TASK REQUIREMENTS:
Would you return the run of lines that starts at the one with "Write the matplotlib code for this chart." and ends at the one with "plt.rcParams['axes.unicode_minus'] = False", ends included, exactly as written and without the images?

Code that draws figures:

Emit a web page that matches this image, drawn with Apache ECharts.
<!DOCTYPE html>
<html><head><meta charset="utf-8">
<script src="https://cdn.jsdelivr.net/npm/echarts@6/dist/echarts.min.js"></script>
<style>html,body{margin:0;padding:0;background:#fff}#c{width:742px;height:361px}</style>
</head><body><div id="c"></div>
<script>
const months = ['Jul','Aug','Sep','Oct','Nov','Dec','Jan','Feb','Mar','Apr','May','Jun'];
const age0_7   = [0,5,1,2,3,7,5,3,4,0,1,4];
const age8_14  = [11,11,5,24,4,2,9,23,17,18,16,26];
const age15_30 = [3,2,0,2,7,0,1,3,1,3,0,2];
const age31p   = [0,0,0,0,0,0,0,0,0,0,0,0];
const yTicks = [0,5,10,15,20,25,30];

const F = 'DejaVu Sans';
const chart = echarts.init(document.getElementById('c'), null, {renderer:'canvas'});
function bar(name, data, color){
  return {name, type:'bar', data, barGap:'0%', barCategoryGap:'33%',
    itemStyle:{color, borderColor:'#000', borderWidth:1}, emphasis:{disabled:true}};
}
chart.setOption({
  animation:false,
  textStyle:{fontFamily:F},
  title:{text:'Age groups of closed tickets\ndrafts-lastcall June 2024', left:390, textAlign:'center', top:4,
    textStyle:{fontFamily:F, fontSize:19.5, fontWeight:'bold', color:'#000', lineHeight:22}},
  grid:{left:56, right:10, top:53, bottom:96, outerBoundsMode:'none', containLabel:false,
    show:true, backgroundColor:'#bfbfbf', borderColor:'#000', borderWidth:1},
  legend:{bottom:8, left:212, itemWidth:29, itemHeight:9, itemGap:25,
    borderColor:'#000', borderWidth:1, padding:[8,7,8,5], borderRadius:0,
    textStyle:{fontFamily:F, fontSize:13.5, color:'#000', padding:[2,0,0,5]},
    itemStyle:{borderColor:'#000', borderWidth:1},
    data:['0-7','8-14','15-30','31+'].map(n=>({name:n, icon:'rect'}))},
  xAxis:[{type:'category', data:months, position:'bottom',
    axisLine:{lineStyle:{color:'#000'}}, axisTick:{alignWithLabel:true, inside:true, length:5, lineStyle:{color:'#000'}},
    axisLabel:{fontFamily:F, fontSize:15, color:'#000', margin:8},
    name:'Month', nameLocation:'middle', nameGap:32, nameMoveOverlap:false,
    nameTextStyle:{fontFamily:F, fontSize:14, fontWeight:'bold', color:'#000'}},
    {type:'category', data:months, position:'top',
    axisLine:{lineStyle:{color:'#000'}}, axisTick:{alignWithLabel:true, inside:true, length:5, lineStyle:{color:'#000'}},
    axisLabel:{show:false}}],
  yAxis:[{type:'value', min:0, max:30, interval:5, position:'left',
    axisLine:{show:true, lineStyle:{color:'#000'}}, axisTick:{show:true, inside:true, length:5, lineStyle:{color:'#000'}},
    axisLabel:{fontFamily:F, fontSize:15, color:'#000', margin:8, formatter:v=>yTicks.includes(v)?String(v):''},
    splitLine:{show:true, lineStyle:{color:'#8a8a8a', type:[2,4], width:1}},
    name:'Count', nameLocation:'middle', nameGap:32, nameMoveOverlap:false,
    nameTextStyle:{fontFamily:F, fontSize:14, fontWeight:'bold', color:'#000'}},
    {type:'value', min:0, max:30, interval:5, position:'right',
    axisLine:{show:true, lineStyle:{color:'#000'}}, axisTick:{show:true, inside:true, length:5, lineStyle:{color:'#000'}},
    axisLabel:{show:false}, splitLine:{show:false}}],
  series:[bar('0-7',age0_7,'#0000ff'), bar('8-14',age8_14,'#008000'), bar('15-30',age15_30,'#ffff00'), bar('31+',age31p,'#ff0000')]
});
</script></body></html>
==
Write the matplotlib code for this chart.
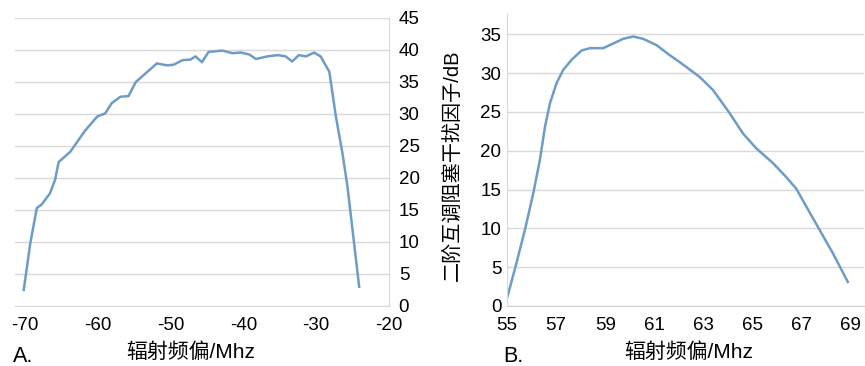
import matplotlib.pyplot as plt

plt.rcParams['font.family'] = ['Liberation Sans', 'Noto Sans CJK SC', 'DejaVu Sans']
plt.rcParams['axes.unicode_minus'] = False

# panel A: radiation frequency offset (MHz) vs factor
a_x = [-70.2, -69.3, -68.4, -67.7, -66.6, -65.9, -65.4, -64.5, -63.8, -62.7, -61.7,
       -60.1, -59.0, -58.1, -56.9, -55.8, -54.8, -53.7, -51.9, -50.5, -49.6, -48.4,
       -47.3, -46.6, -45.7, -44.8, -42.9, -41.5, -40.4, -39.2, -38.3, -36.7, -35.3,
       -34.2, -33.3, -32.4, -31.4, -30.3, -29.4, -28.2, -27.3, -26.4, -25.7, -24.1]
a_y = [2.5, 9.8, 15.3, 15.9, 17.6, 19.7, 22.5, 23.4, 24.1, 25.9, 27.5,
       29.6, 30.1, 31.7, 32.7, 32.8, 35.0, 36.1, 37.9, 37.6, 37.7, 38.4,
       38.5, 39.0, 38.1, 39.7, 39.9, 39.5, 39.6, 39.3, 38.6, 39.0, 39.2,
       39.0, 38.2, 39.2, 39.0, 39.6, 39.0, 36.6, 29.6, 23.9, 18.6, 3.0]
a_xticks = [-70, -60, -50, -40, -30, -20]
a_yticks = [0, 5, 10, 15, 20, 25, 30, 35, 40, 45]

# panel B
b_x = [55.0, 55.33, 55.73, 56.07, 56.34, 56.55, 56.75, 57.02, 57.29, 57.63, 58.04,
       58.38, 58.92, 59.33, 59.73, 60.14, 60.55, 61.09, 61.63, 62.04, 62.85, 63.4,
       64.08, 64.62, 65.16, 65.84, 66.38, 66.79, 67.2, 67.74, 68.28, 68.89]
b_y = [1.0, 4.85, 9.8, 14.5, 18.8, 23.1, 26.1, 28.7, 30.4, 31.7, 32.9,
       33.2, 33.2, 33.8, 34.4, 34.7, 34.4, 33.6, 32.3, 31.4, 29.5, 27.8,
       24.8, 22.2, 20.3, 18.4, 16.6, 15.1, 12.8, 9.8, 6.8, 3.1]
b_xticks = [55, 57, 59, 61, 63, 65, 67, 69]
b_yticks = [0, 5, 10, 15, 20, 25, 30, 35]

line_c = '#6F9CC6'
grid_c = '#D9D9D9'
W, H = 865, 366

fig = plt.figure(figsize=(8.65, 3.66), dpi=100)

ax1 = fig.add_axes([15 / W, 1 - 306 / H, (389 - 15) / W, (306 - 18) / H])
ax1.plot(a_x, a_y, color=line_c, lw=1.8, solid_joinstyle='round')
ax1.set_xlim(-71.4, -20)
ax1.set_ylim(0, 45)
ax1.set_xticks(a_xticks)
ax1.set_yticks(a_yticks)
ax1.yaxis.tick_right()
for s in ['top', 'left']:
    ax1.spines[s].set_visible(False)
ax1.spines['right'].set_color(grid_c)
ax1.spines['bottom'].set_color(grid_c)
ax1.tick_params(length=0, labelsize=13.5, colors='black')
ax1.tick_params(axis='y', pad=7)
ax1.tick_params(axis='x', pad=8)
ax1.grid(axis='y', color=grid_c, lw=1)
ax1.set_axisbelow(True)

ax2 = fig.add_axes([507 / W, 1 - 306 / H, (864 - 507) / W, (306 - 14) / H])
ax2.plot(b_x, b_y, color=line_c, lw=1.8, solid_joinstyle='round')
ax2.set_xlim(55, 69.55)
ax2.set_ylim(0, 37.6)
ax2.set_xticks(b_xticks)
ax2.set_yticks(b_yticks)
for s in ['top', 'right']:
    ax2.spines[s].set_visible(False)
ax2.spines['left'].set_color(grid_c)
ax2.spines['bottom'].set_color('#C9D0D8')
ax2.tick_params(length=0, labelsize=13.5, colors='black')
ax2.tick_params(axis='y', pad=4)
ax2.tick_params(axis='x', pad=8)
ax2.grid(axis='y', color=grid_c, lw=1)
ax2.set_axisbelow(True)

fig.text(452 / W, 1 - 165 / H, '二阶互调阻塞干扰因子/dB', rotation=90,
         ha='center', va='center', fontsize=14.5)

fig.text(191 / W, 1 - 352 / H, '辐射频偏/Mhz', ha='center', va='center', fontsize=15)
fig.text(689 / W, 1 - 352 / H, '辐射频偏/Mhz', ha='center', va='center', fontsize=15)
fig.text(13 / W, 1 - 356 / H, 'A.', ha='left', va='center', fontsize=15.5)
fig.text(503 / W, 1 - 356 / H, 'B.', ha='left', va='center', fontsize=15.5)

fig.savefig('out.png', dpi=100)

REPLY TO THE TASK:
Write the matplotlib code for this chart.
import matplotlib.pyplot as plt

plt.rcParams['font.family'] = ['Liberation Sans', 'Noto Sans CJK SC', 'DejaVu Sans']
plt.rcParams['axes.unicode_minus'] = False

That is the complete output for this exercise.